**TASK GOAL**: Every line from the start of the records through the line with "const yTicks = [55,115,5];" is to be written out exactly; pictures are not.

**DATA EXTRACT**:
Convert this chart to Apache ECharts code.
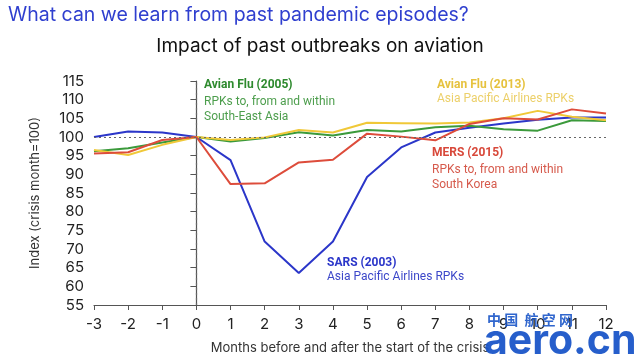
<!DOCTYPE html>
<html><head><meta charset="utf-8">
<script src="https://cdn.jsdelivr.net/npm/echarts@6/dist/echarts.min.js"></script>
<style>html,body{margin:0;padding:0;background:#fff}#c{width:640px;height:361px}</style>
</head><body><div id="c"></div>
<script>
const months = [-3,-2,-1,0,1,2,3,4,5,6,7,8,9,10,11,12];
const sars2003 = [100,101.5,101.2,100,93.8,72,63.6,72,89.3,97.2,101.2,102.5,103.6,104.6,105.2,105.2];
const avian2005 = [96.2,97,98.5,100,98.8,99.7,101.3,100.4,101.9,101.5,102.6,103,102.1,101.7,104.5,104.3];
const avian2013 = [96.5,95.2,97.9,100,99.2,99.9,101.9,101.2,103.8,103.7,103.6,103.9,105,107,105.4,104.5];
const mers2015 = [95.6,95.9,99.2,100,87.4,87.6,93.2,93.9,100.9,100.1,99.1,103.5,105,104.7,107.4,106.3];
const yTicks = [55,115,5];

const C = {blue:'#2b36c9', green:'#3b9a3b', yellow:'#f0c838', red:'#dd4c3b'};
const font = 'Inter, "Noto Sans", sans-serif';
const afont = 'Roboto, "Noto Sans", sans-serif';
const pair = arr => months.map((m,i)=>[m,arr[i]]);
const ch = echarts.init(document.getElementById('c'));
const line = (name, arr, color) => ({name, type:'line', data:pair(arr), symbol:'none', lineStyle:{color, width:2}, itemStyle:{color}, z:3});
ch.setOption({
  animation:false,
  textStyle:{fontFamily:font},
  grid:{left:94, right:34, top:81, bottom:56},
  xAxis:{type:'value', min:-3, max:12, interval:1,
    axisLine:{lineStyle:{color:'#555', width:1.2}},
    axisTick:{show:true, length:5, lineStyle:{color:'#555'}},
    axisLabel:{color:'#222', fontSize:15, margin:12, fontFamily:font},
    splitLine:{show:false},
    name:'Months before and after the start of the crisis', nameLocation:'middle', nameGap:37,
    nameTextStyle:{color:'#333', fontSize:13, fontFamily:font}},
  yAxis:{type:'value', min:yTicks[0], max:yTicks[1], interval:yTicks[2],
    axisLine:{show:true, lineStyle:{color:'#555', width:1.2}},
    axisTick:{show:true, length:6, lineStyle:{color:'#555'}},
    axisLabel:{color:'#222', fontSize:15, margin:10, fontFamily:font},
    splitLine:{show:false},
    name:'Index (crisis month=100)', nameLocation:'middle', nameGap:52, nameRotate:90,
    nameTextStyle:{color:'#333', fontSize:13, fontFamily:font}},
  series:[
    Object.assign(line('SARS (2003)', sars2003, C.blue), {
      markLine:{silent:true, symbol:'none', label:{show:false},
        lineStyle:{color:'#666', type:[2,3], width:1.2},
        data:[{yAxis:100},{xAxis:0}]}
    }),
    line('Avian Flu (2005)', avian2005, C.green),
    line('Avian Flu (2013)', avian2013, C.yellow),
    line('MERS (2015)', mers2015, C.red)
  ],
  graphic:[
    {type:'text', left:8, top:5, style:{text:'What can we learn from past pandemic episodes?', fill:'#2f3fcf', font:'19.5px '+font}},
    {type:'text', left:'center', top:37, style:{text:'Impact of past outbreaks on aviation', fill:'#111', font:'19px '+font}},
    {type:'text', left:204, top:79, style:{text:'Avian Flu (2005)', fill:'#2e8a2e', font:'bold 12px '+afont}},
    {type:'text', left:204, top:94, style:{text:'RPKs to, from and within\nSouth-East Asia', fill:'#4d9e4d', font:'12px '+afont, lineHeight:15.5}},
    {type:'text', left:437, top:79, style:{text:'Avian Flu (2013)', fill:'#e6c23e', font:'bold 12px '+afont}},
    {type:'text', left:437, top:93, style:{text:'Asia Pacific Airlines RPKs', fill:'#ecd06a', font:'12px '+afont}},
    {type:'text', left:432, top:147, style:{text:'MERS (2015)', fill:'#d8483a', font:'bold 12px '+afont}},
    {type:'text', left:432, top:162, style:{text:'RPKs to, from and within\nSouth Korea', fill:'#d65a4c', font:'12px '+afont, lineHeight:15.5}},
    {type:'text', left:327, top:257, style:{text:'SARS (2003)', fill:'#2b36c9', font:'bold 12px '+afont}},
    {type:'text', left:327, top:271, style:{text:'Asia Pacific Airlines RPKs', fill:'#3c47c9', font:'12px '+afont}},
    {type:'text', left:487, top:313, z:10, style:{text:'中 国  航 空 网', fill:'#1a55c8', font:'bold 14px "Noto Sans CJK SC", sans-serif', opacity:0.9}},
    {type:'text', left:484, top:321, z:10, style:{text:'aero.cn', fill:'#1a55c8', font:'bold 41px '+font, opacity:0.95}}
  ]
});
</script></body></html>
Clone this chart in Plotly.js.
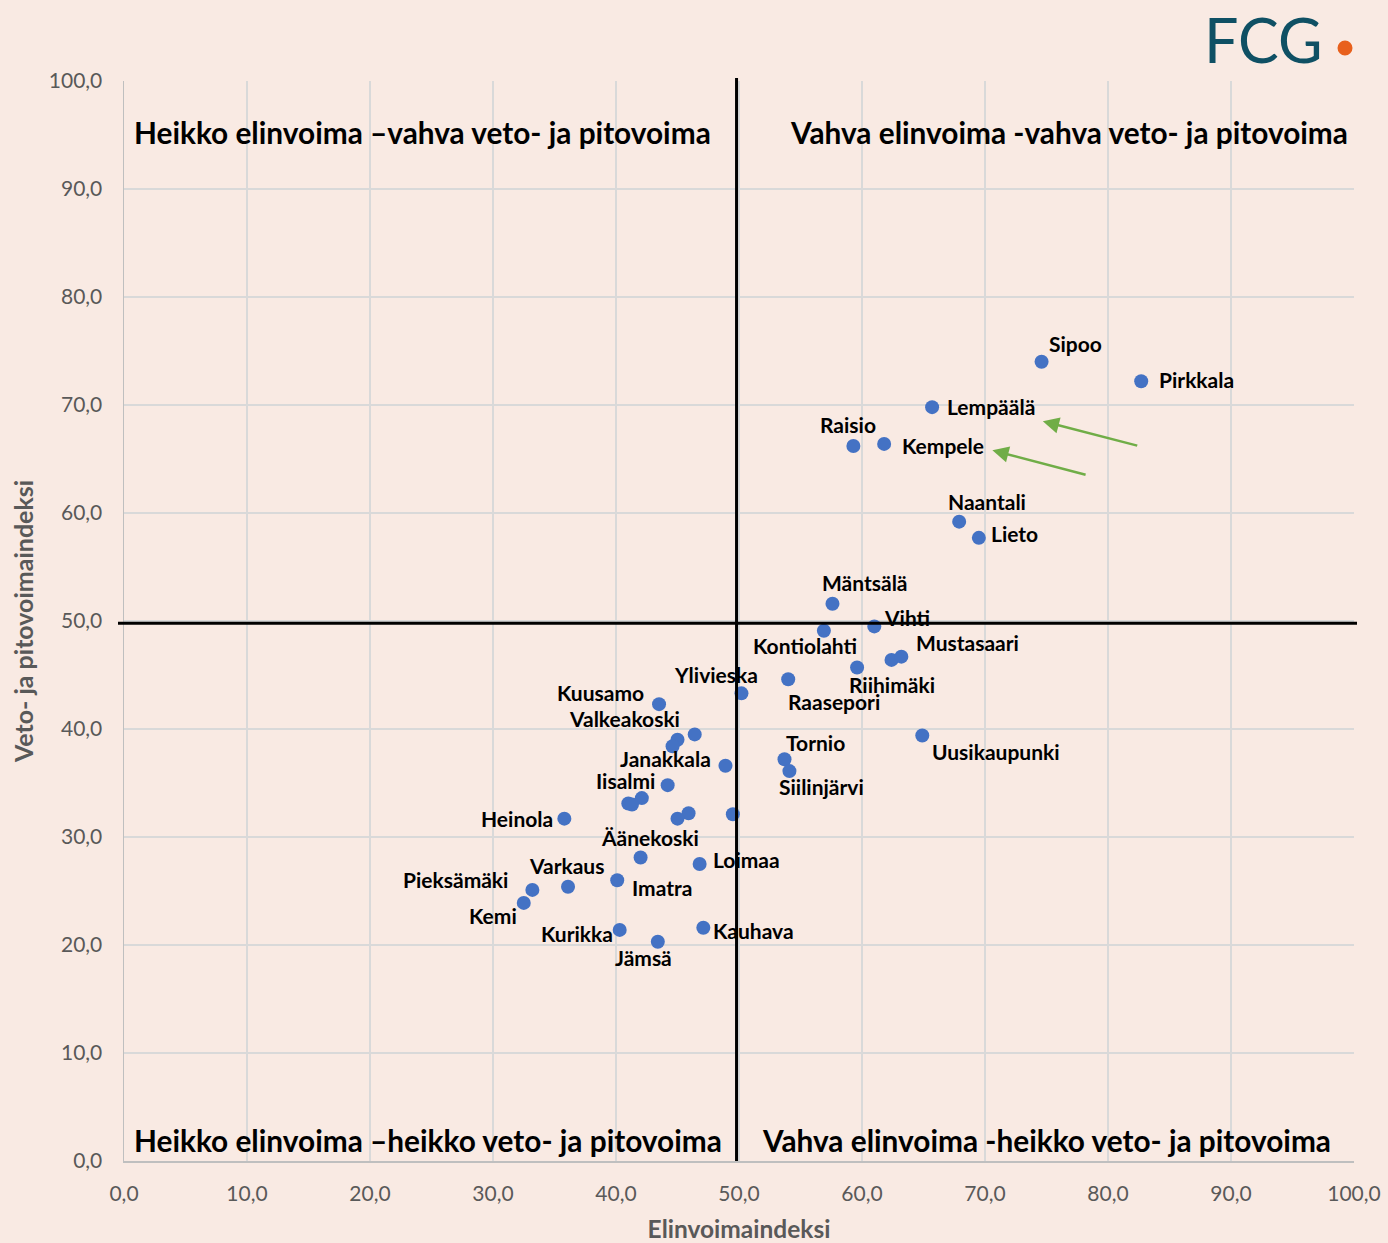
<!DOCTYPE html>
<html>
<head>
<meta charset="utf-8">
<script src="https://cdn.plot.ly/plotly-3.0.1.min.js"></script>
<style>
  html, body { margin: 0; padding: 0; background: #F9EAE3; }
  #chart { width: 1388px; height: 1243px; }
</style>
</head>
<body>
<div id="chart"></div>
<script>
// ---- Data ----
const municipalities = [
  "Sipoo", "Pirkkala", "Lempäälä", "Raisio", "Kempele", "Naantali", "Lieto",
  "Mäntsälä", "Kontiolahti", "Vihti", "Riihimäki_pt", "Riihimäki", "Mustasaari",
  "Uusikaupunki", "Raasepori", "Ylivieska", "Tornio", "Siilinjärvi",
  "Kuusamo", "Valkeakoski", "Valk2", "Valk3", "Janakkala", "Iisalmi",
  "Ii2", "Ii3", "Ii4", "Heinola", "H2", "H3", "H4",
  "Äänekoski", "Loimaa", "Imatra", "Varkaus", "Pieksämäki", "Kemi",
  "Kurikka", "Jämsä", "Kauhava"
];
const elinvoima = [
  74.6, 82.7, 65.7, 59.3, 61.8, 67.9, 69.5,
  57.6, 56.9, 61.0, 59.6, 62.4, 63.2,
  64.9, 54.0, 50.2, 53.7, 54.1,
  43.5, 46.4, 45.0, 44.6, 48.9, 44.2,
  42.1, 41.0, 41.3, 35.8, 45.9, 45.0, 49.5,
  42.0, 46.8, 40.1, 36.1, 33.2, 32.5,
  40.3, 43.4, 47.1
];
const vetovoima = [
  74.0, 72.2, 69.8, 66.2, 66.4, 59.2, 57.7,
  51.6, 49.1, 49.5, 45.7, 46.4, 46.7,
  39.4, 44.6, 43.3, 37.2, 36.1,
  42.3, 39.5, 39.0, 38.4, 36.6, 34.8,
  33.6, 33.1, 33.0, 31.7, 32.2, 31.7, 32.1,
  28.1, 27.5, 26.0, 25.4, 25.1, 23.9,
  21.4, 20.3, 21.6
];
const tickValues = [0, 10, 20, 30, 40, 50, 60, 70, 80, 90, 100];
const quadrantLabels = [
  "Heikko elinvoima –vahva veto- ja pitovoima",
  "Vahva elinvoima -vahva veto- ja pitovoima",
  "Heikko elinvoima –heikko veto- ja pitovoima",
  "Vahva elinvoima -heikko veto- ja pitovoima"
];
const dividerX = 49.8;
const dividerY = 49.8;
const arrowHeads = [[74.7, 68.5], [70.6, 65.8]];
const arrowTails = [[82.5, 66.2], [78.3, 63.5]];

// ---- Label placement (style only) ----
const place = {
  "Sipoo": ["left", 5, 18],
  "Pirkkala": ["left", 16, 2],
  "Lempäälä": ["left", 13, 1],
  "Raisio": ["center", -5, 22],
  "Kempele": ["left", 16, -2],
  "Naantali": ["left", -13, 20],
  "Lieto": ["left", 10, 4],
  "Mäntsälä": ["left", -12, 21],
  "Kontiolahti": ["right", 35, -15],
  "Vihti": ["left", 8, 9],
  "Riihimäki": ["center", 0, -25],
  "Mustasaari": ["left", 13, 14],
  "Uusikaupunki": ["left", 8, -16],
  "Raasepori": ["left", -2, -22],
  "Ylivieska": ["right", 19, 19],
  "Tornio": ["left", -1, 17],
  "Siilinjärvi": ["left", -12, -15],
  "Kuusamo": ["right", -13, 12],
  "Valkeakoski": ["right", -13, 16],
  "Janakkala": ["right", -12, 7],
  "Iisalmi": ["right", -11, 5],
  "Heinola": ["right", -9, 0],
  "Äänekoski": ["center", 9, 20],
  "Loimaa": ["left", 11, 5],
  "Imatra": ["left", 13, -7],
  "Varkaus": ["center", -2, 21],
  "Pieksämäki": ["right", -22, 10],
  "Kemi": ["right", -5, -13],
  "Kurikka": ["right", -5, -4],
  "Jämsä": ["center", -14, -16],
  "Kauhava": ["left", 8, -3]
};

const bg = "#F9EAE3";
const fam = "Lato, 'Liberation Sans', sans-serif";
const labelFont = { family: fam, size: 21, color: "#000000", weight: "bold" };

const trace = {
  type: "scatter",
  mode: "markers",
  x: elinvoima,
  y: vetovoima,
  marker: { color: "#4472C4", size: 14, line: { width: 0 } },
  hoverinfo: "skip",
  cliponaxis: false
};

const xPaper = (px) => (px - 124) / (1354 - 124);
const yPaper = (py) => (1161 - py) / (1161 - 81);

const annotations = [];
municipalities.forEach((name, i) => {
  const p = place[name];
  if (!p) return;
  annotations.push({
    x: elinvoima[i], y: vetovoima[i], xref: "x", yref: "y",
    text: name, showarrow: false,
    xanchor: p[0], yanchor: "middle", xshift: p[1], yshift: p[2],
    font: labelFont
  });
});

// quadrant labels
const qFont = { family: fam, size: 29.8, color: "#000000", weight: "bold" };
const qPos = [
  [xPaper(132), yPaper(132), "left"], [xPaper(1350), yPaper(132), "right"],
  [xPaper(132), yPaper(1140), "left"], [xPaper(1333), yPaper(1140), "right"]
];
quadrantLabels.forEach((t, i) => {
  annotations.push({
    x: qPos[i][0], y: qPos[i][1], xref: "paper", yref: "paper",
    text: t, showarrow: false, xanchor: qPos[i][2], yanchor: "middle", font: qFont
  });
});

// arrows
arrowHeads.forEach((h, i) => {
  annotations.push({
    x: h[0], y: h[1], xref: "x", yref: "y",
    ax: arrowTails[i][0], ay: arrowTails[i][1], axref: "x", ayref: "y",
    text: "", showarrow: true, arrowhead: 2, arrowsize: 1.3, arrowwidth: 2.5,
    arrowcolor: "#70AD47", standoff: 0, startstandoff: 0
  });
});

// FCG logo
annotations.push({
  x: xPaper(1325), y: yPaper(40), xref: "paper", yref: "paper",
  xanchor: "right", yanchor: "middle",
  text: "FCG", showarrow: false,
  font: { family: "Lato, 'Open Sans', sans-serif", size: 61, color: "#0F5064", weight: "normal" }
});

const layout = {
  width: 1388, height: 1243,
  paper_bgcolor: bg, plot_bgcolor: bg,
  separators: ", ",
  showlegend: false,
  margin: { l: 124, r: 34, t: 81, b: 82 },
  font: { family: fam },
  xaxis: {
    range: [0, 100], tickvals: tickValues, tickformat: ".1f",
    showgrid: true, gridcolor: "#D9D9D9", gridwidth: 1.5,
    zeroline: false, showline: true, linecolor: "#BFBFBF", linewidth: 1.5,
    ticks: "", ticklabelstandoff: 13,
    tickfont: { size: 21, color: "#595959" },
    title: { text: "Elinvoimaindeksi", font: { size: 24.5, color: "#595959", weight: "bold" }, standoff: 19 }
  },
  yaxis: {
    range: [0, 100], tickvals: tickValues, tickformat: ".1f",
    showgrid: true, gridcolor: "#D9D9D9", gridwidth: 1.5,
    zeroline: false, showline: true, linecolor: "#BFBFBF", linewidth: 1.5,
    ticks: "", ticklabelstandoff: 16,
    tickfont: { size: 21, color: "#595959" },
    title: { text: "Veto- ja pitovoimaindeksi", font: { size: 25, color: "#595959", weight: "bold" }, standoff: 8 }
  },
  shapes: [
    { type: "line", xref: "x", yref: "paper", x0: dividerX, x1: dividerX, y0: 0, y1: yPaper(78), line: { color: "#000000", width: 3 }, layer: "above" },
    { type: "line", xref: "paper", yref: "y", x0: xPaper(118), x1: xPaper(1357), y0: dividerY, y1: dividerY, line: { color: "#000000", width: 3 }, layer: "above" },
    { type: "circle", xref: "paper", yref: "paper", xsizemode: "pixel", ysizemode: "pixel",
      xanchor: xPaper(1345), yanchor: yPaper(48), x0: -7.5, x1: 7.5, y0: -7.5, y1: 7.5,
      fillcolor: "#E8601C", line: { width: 0 } }
  ],
  annotations: annotations
};

Plotly.newPlot("chart", [trace], layout, { displayModeBar: false, staticPlot: true });
</script>
</body>
</html>
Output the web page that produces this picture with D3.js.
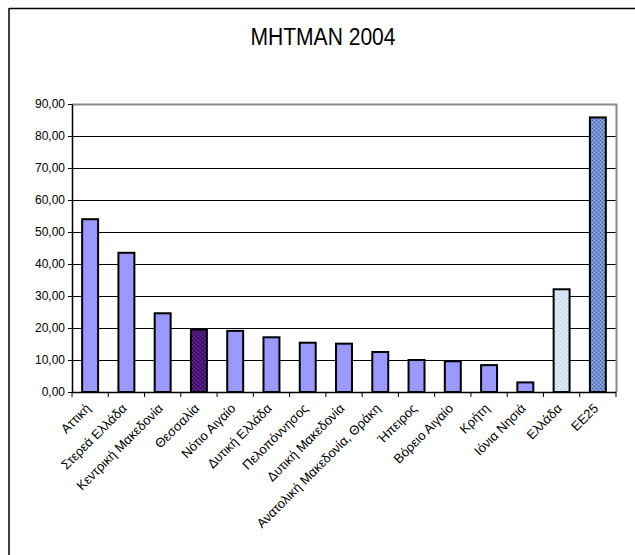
<!DOCTYPE html>
<html><head><meta charset="utf-8">
<script src="https://cdn.jsdelivr.net/npm/d3@7"></script>
<style>body{margin:0;background:#fff;overflow:hidden}svg{display:block}</style>
</head><body>
<script>
const categories = ["Αττική","Στερεά Ελλάδα","Κεντρική Μακεδονία","Θεσσαλία","Νότιο Αιγαίο","Δυτική Ελλάδα","Πελοπόννησος","Δυτική Μακεδονία","Ανατολική Μακεδονία, Θράκη","Ήπειρος","Βόρειο Αιγαίο","Κρήτη","Ιόνια Νησιά","Ελλάδα","ΕΕ25"];
const values = [54.0,43.5,24.6,19.5,19.1,17.1,15.4,15.1,12.5,10.0,9.6,8.4,3.0,32.1,85.8];
const yTicks = [0,10,20,30,40,50,60,70,80,90];
const title = "MHTMAN 2004";

const W=635,H=555;
const FONT="Liberation Sans, Arial, sans-serif";
const svg=d3.select("body").append("svg").attr("width",W).attr("height",H);
const defs=svg.append("defs");
function texture(id,base,dark,light){
  const p=defs.append("pattern").attr("id",id).attr("width",4).attr("height",4).attr("patternUnits","userSpaceOnUse");
  p.append("rect").attr("width",4).attr("height",4).attr("fill",base);
  p.append("rect").attr("x",0).attr("y",0).attr("width",1).attr("height",1).attr("fill",dark);
  p.append("rect").attr("x",2).attr("y",2).attr("width",1).attr("height",1).attr("fill",dark);
  p.append("rect").attr("x",2).attr("y",0).attr("width",1).attr("height",1).attr("fill",light);
  p.append("rect").attr("x",0).attr("y",2).attr("width",1).attr("height",1).attr("fill",light);
}
texture("tex-thes","#4a1677","#2e0a52","#6a2c9a");
texture("tex-ell","#d6e6f7","#b9cdee","#eaf2fb");
texture("tex-eu","#6f8fd0","#3f5fa8","#a9bde6");

// outer frame (left and top visible)
svg.append("line").attr("x1",9).attr("x2",9).attr("y1",8).attr("y2",H).attr("stroke","#000").attr("stroke-width",1.5);
svg.append("line").attr("x1",9).attr("x2",W).attr("y1",8.5).attr("y2",8.5).attr("stroke","#000").attr("stroke-width",1.5);

svg.append("text").attr("transform","translate(323,45) scale(0.86,1)").attr("text-anchor","middle")
  .attr("font-family",FONT).attr("font-size",24.5).text(title);

const L=72,R=616,T=104,B=392;
const x=d3.scaleBand().domain(categories).range([L,R]).paddingInner(0.56).paddingOuter(0.28);
const xb=d3.scaleBand().domain(categories).range([L,R]);
const y=d3.scaleLinear().domain([0,90]).range([B,T]);

// grid
svg.append("g").selectAll("line").data(yTicks.filter(d=>d>0&&d<90)).join("line")
  .attr("x1",L).attr("x2",R).attr("y1",d=>y(d)+0.5).attr("y2",d=>y(d)+0.5).attr("stroke","#000").attr("stroke-width",1);
// plot border top/right gray
svg.append("path").attr("d",`M${L},${T+0.5}H${R+0.5}V${B}`).attr("fill","none").attr("stroke","#888").attr("stroke-width",2);

const fills={"Θεσσαλία":"url(#tex-thes)","Ελλάδα":"url(#tex-ell)","ΕΕ25":"url(#tex-eu)"};
svg.append("g").selectAll("rect").data(categories).join("rect")
  .attr("x",d=>x(d)).attr("width",x.bandwidth())
  .attr("y",(d,i)=>y(values[i])).attr("height",(d,i)=>B-y(values[i]))
  .attr("fill",d=>fills[d]||"#9999ff").attr("stroke","#000").attr("stroke-width",2);

// y axis
const ya=svg.append("g").attr("transform",`translate(${L},0)`)
  .call(d3.axisLeft(y).tickValues(yTicks).tickSize(4).tickSizeOuter(0).tickPadding(3)
  .tickFormat(d=>d3.format(".2f")(d).replace(".",",")));
ya.select(".domain").attr("stroke","#000").attr("stroke-width",1.5);
ya.selectAll("text").attr("font-family",FONT).attr("font-size",12).attr("fill","#000");

// x axis
const xa=svg.append("g").attr("transform",`translate(0,${B})`);
xa.append("line").attr("x1",L).attr("x2",R).attr("y1",0.5).attr("y2",0.5).attr("stroke","#000").attr("stroke-width",1.5);
xa.selectAll("line.t").data(categories.concat(["__end"])).join("line").attr("class","t")
  .attr("x1",(d,i)=>i<categories.length?xb(d):R).attr("x2",(d,i)=>i<categories.length?xb(d):R)
  .attr("y1",0).attr("y2",5).attr("stroke","#000").attr("stroke-width",1);
xa.selectAll("text").data(categories).join("text")
  .attr("transform",d=>`translate(${xb(d)+xb.bandwidth()/2-2},${14}) rotate(-45)`)
  .attr("text-anchor","end").attr("dy","0.35em")
  .attr("font-family",FONT).attr("font-size",13).text(d=>d);
</script>
</body></html>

**EXERCISE ANSWER**:
Convert this chart to Apache ECharts code.
<!DOCTYPE html>
<html><head><meta charset="utf-8">
<script src="https://cdn.jsdelivr.net/npm/echarts@6/dist/echarts.min.js"></script>
<style>html,body{margin:0;padding:0;background:#fff}#c{width:640px;height:361px}</style>
</head><body><div id="c"></div>
<script>
const months = [-3,-2,-1,0,1,2,3,4,5,6,7,8,9,10,11,12];
const sars2003 = [100,101.5,101.2,100,93.8,72,63.6,72,89.3,97.2,101.2,102.5,103.6,104.6,105.2,105.2];
const avian2005 = [96.2,97,98.5,100,98.8,99.7,101.3,100.4,101.9,101.5,102.6,103,102.1,101.7,104.5,104.3];
const avian2013 = [96.5,95.2,97.9,100,99.2,99.9,101.9,101.2,103.8,103.7,103.6,103.9,105,107,105.4,104.5];
const mers2015 = [95.6,95.9,99.2,100,87.4,87.6,93.2,93.9,100.9,100.1,99.1,103.5,105,104.7,107.4,106.3];
const yTicks = [55,115,5];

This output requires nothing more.